# Task details
From the listing that follows, reproduce only the lines from the one holding "Clone this chart" through the one holding "const colors = ['#000000', '#00b050', '#e46c0a', '#0000cc'];", both included, with no pictures.

==========

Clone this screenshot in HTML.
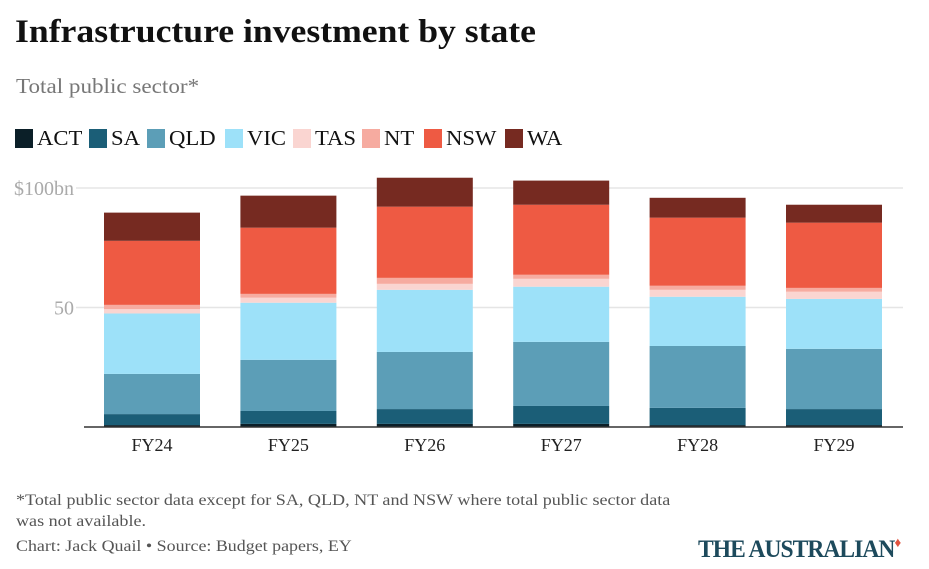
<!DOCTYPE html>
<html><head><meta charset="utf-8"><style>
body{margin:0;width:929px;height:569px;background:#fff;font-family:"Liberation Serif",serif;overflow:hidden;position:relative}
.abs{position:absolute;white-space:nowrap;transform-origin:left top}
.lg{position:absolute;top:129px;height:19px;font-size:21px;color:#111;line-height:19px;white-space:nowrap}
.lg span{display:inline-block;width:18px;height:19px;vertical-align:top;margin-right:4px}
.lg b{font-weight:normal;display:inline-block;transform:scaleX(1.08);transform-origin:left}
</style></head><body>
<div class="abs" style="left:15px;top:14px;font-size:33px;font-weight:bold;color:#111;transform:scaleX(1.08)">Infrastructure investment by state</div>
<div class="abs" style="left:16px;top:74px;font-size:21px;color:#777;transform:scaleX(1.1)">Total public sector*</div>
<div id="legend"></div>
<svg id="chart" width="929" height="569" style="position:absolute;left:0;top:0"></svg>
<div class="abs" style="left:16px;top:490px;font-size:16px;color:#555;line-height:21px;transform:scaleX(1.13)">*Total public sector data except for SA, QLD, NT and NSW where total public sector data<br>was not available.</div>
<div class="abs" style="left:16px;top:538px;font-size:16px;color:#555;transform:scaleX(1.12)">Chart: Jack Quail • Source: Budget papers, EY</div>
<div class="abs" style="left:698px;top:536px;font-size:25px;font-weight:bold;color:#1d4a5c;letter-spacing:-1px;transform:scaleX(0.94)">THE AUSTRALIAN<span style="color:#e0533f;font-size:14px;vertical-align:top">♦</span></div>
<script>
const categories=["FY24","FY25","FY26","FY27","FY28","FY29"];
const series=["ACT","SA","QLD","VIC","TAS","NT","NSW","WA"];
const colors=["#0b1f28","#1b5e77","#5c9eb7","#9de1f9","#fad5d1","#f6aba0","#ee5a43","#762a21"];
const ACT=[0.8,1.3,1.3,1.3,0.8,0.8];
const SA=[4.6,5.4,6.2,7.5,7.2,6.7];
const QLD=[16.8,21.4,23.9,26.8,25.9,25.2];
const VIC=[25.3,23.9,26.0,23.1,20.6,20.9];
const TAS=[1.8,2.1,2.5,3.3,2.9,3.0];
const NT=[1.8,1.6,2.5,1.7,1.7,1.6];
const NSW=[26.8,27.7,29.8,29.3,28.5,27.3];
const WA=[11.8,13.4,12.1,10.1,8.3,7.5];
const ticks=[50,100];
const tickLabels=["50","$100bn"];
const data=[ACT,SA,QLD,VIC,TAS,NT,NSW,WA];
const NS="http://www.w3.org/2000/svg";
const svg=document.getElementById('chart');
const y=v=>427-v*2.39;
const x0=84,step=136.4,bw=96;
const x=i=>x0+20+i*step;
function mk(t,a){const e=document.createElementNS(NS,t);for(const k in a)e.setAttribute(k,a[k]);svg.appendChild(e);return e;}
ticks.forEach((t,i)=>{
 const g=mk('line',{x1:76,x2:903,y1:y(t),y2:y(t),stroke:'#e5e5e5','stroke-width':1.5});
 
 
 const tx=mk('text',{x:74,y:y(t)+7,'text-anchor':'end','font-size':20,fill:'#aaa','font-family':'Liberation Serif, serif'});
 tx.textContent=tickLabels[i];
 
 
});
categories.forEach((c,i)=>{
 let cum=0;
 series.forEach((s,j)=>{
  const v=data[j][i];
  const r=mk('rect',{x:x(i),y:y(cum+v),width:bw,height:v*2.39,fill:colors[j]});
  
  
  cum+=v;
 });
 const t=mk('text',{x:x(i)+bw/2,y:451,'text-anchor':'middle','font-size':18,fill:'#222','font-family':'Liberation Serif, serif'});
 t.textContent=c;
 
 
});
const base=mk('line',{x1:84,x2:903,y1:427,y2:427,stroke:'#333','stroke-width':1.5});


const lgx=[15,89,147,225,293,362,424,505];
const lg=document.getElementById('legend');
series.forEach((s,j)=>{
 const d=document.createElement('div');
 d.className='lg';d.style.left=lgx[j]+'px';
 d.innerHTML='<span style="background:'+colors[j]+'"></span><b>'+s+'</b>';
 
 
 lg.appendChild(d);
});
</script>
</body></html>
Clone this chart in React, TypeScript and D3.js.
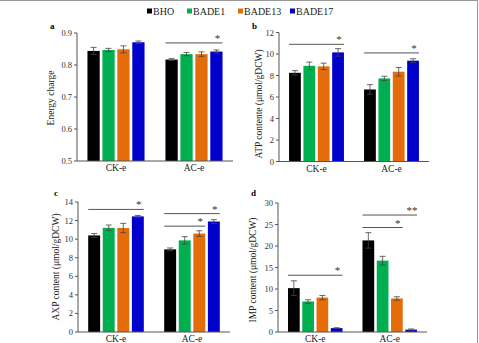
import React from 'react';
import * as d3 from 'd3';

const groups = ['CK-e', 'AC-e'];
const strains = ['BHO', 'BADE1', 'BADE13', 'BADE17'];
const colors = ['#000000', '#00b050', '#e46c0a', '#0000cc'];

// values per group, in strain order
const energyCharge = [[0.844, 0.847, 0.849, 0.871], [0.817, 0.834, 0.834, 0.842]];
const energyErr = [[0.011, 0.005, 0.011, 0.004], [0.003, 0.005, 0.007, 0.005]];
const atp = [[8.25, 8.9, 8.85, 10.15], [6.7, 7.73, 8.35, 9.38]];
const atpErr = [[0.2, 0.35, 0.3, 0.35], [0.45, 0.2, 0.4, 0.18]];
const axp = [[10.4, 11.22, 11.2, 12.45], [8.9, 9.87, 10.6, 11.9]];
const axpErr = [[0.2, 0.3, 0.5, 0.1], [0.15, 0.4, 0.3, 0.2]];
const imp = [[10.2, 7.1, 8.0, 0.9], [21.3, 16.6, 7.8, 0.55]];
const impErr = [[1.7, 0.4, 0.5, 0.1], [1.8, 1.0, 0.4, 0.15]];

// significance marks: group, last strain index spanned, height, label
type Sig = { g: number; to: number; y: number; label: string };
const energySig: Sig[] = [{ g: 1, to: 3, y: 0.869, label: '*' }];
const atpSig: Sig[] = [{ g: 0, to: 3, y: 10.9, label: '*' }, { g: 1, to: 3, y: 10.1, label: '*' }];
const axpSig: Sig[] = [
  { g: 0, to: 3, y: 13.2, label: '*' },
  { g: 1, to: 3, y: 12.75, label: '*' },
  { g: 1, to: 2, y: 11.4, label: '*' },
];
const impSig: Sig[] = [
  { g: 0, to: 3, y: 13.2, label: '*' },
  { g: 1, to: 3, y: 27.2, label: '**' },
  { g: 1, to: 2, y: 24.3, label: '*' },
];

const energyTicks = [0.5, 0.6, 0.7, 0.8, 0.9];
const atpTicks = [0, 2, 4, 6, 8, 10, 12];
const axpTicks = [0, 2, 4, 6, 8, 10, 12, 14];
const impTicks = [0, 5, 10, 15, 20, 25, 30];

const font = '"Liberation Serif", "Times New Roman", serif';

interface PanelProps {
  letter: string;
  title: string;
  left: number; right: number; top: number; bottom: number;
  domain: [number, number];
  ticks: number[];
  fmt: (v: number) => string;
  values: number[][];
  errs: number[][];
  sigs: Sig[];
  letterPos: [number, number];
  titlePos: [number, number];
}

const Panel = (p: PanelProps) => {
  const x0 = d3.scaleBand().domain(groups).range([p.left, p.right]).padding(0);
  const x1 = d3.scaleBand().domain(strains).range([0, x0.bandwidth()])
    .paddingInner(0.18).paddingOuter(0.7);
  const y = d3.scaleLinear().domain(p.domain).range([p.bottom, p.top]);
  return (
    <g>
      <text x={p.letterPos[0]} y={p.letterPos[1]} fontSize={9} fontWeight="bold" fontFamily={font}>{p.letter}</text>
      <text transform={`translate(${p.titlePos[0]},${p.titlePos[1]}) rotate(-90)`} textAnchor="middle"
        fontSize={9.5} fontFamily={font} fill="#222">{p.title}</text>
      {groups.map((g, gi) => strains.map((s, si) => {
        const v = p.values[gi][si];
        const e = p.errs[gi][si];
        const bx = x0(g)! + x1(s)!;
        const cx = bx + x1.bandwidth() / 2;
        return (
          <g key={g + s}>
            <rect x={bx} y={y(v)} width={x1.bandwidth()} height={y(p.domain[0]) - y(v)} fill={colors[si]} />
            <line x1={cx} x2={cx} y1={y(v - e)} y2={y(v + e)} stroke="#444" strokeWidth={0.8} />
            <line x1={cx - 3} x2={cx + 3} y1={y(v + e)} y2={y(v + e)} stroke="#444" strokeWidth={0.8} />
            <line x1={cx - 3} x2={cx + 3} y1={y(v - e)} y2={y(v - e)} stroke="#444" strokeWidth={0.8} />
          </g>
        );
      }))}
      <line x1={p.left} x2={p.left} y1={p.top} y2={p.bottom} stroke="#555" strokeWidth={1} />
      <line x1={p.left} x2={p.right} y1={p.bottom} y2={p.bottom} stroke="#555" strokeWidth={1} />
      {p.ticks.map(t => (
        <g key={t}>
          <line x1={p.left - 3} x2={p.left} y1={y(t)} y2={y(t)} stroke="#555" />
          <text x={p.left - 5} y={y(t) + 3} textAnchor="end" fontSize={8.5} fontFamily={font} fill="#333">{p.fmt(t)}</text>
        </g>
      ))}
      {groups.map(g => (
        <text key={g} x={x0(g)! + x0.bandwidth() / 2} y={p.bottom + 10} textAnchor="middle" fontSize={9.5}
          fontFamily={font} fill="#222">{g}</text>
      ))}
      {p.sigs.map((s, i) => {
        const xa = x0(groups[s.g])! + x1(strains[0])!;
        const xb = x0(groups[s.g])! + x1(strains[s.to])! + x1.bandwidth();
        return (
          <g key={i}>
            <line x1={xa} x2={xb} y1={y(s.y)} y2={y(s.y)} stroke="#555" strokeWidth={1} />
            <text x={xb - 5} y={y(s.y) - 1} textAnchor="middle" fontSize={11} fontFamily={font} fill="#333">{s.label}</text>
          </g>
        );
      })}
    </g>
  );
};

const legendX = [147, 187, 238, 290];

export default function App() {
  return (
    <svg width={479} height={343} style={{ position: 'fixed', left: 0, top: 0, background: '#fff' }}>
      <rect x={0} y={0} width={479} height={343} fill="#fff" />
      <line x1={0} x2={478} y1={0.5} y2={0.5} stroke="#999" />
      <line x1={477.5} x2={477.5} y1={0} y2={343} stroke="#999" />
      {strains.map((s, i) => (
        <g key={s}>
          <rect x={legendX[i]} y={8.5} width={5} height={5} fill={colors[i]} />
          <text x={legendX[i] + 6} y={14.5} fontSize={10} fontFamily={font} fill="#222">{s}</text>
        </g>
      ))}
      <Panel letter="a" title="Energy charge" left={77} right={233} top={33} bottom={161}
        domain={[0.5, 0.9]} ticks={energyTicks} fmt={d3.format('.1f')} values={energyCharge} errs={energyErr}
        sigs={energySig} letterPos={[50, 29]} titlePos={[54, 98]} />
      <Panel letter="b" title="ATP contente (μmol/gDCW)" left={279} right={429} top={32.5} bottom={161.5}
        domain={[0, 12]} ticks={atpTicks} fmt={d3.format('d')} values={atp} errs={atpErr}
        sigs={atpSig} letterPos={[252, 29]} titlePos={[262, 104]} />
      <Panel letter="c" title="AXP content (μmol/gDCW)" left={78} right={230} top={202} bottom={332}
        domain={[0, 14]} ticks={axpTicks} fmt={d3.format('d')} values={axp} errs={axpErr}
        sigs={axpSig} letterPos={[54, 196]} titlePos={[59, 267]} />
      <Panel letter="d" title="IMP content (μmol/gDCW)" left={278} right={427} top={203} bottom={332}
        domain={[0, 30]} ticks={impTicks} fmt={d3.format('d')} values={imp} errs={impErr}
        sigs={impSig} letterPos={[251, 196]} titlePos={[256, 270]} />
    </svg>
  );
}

==========

# Written answer
Clone this chart in React, TypeScript and D3.js.
import React from 'react';
import * as d3 from 'd3';

const groups = ['CK-e', 'AC-e'];
const strains = ['BHO', 'BADE1', 'BADE13', 'BADE17'];
const colors = ['#000000', '#00b050', '#e46c0a', '#0000cc'];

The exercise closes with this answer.